WORK TO BE COMPLETED: Quote exactly the lines spanning from the top of the data below to the line that contains "import * as d3 from 'd3';", including both.

GIVEN INFORMATION:
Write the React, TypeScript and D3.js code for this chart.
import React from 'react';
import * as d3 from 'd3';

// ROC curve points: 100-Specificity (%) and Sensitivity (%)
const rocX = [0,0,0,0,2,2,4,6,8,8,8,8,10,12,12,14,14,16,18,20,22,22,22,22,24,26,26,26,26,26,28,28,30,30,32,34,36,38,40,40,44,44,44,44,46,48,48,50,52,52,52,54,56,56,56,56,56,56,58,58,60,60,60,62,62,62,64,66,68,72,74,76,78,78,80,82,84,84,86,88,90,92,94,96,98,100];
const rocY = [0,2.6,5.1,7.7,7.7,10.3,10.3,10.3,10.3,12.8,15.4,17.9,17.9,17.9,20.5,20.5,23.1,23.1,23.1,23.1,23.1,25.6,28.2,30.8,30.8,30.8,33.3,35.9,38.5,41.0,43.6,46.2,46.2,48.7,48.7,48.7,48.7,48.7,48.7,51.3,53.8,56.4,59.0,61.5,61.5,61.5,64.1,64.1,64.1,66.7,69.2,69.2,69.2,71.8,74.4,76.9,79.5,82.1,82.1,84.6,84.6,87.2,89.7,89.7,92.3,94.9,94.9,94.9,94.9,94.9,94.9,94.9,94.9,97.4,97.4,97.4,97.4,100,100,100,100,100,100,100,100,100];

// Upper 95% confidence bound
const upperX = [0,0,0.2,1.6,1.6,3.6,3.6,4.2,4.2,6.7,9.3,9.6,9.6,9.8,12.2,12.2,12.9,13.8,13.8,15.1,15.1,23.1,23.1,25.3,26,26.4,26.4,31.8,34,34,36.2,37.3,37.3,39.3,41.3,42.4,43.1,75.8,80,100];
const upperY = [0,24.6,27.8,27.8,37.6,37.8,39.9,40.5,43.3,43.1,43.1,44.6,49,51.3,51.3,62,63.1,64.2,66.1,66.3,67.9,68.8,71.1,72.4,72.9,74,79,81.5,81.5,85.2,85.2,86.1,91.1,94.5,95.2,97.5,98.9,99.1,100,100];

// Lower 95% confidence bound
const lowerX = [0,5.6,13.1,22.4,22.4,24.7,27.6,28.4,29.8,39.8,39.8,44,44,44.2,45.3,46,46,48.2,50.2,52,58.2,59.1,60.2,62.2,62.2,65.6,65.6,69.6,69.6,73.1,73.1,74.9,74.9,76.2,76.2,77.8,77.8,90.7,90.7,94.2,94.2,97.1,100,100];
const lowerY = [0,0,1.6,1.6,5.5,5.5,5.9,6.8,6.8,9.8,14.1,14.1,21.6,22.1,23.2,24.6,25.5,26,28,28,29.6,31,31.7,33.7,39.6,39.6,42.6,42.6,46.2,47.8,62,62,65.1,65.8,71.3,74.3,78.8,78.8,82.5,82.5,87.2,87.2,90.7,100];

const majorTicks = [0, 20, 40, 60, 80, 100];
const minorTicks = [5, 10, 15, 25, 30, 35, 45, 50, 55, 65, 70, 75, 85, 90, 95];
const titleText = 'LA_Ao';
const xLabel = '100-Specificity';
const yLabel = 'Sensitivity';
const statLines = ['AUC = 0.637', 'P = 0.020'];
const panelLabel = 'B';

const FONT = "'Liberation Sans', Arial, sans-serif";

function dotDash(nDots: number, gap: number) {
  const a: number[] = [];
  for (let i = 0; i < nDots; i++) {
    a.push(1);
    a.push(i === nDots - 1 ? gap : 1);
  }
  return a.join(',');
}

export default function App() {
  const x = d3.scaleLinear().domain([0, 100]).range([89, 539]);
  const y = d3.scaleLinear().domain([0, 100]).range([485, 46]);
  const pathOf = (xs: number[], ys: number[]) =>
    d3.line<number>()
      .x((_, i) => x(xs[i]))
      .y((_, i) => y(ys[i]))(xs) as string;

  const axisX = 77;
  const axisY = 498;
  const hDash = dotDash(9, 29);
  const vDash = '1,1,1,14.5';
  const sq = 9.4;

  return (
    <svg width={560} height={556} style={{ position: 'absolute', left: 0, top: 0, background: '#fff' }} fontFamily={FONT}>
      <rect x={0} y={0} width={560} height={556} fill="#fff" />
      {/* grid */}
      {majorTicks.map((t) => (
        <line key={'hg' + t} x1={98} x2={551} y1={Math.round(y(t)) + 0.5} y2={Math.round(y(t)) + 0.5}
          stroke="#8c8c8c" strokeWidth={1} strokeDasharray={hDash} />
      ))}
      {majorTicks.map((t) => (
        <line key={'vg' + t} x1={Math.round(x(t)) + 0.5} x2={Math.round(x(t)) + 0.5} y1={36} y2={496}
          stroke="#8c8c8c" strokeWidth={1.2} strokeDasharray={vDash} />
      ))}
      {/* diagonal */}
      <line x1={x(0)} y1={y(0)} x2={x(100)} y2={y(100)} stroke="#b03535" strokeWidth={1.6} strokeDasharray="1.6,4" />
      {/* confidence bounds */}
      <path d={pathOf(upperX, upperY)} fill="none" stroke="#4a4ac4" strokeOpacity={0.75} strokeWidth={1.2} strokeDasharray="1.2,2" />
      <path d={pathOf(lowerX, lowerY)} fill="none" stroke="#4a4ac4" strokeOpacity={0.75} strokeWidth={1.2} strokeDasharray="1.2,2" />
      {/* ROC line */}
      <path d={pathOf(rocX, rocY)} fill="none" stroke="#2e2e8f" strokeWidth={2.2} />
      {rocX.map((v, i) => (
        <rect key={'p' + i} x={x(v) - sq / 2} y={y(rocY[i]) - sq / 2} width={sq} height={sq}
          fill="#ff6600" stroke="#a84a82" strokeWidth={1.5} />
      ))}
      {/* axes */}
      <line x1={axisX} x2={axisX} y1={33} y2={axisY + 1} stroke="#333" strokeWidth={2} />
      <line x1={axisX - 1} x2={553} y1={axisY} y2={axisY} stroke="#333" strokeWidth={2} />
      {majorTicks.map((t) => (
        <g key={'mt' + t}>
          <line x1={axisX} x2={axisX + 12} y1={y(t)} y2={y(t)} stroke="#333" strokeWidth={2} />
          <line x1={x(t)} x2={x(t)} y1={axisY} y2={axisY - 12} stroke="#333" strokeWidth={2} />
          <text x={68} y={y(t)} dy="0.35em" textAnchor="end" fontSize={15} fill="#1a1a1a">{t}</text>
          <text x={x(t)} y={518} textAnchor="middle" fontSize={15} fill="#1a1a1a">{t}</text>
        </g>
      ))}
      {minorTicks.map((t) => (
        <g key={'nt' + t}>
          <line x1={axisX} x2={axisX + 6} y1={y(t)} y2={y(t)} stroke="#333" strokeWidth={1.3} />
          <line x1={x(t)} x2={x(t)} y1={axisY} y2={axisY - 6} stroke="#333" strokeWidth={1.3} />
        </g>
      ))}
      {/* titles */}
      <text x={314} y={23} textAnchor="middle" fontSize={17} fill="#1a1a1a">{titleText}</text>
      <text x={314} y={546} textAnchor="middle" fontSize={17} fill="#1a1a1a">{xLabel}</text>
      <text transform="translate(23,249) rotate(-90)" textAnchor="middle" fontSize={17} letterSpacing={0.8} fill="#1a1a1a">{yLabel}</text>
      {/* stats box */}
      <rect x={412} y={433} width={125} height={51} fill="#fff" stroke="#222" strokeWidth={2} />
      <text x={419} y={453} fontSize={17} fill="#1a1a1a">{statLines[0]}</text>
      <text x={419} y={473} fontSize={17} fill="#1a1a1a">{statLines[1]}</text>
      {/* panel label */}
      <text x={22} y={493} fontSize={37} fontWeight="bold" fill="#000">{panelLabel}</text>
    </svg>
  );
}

RESPONSE:
Write the React, TypeScript and D3.js code for this chart.
import React from 'react';
import * as d3 from 'd3';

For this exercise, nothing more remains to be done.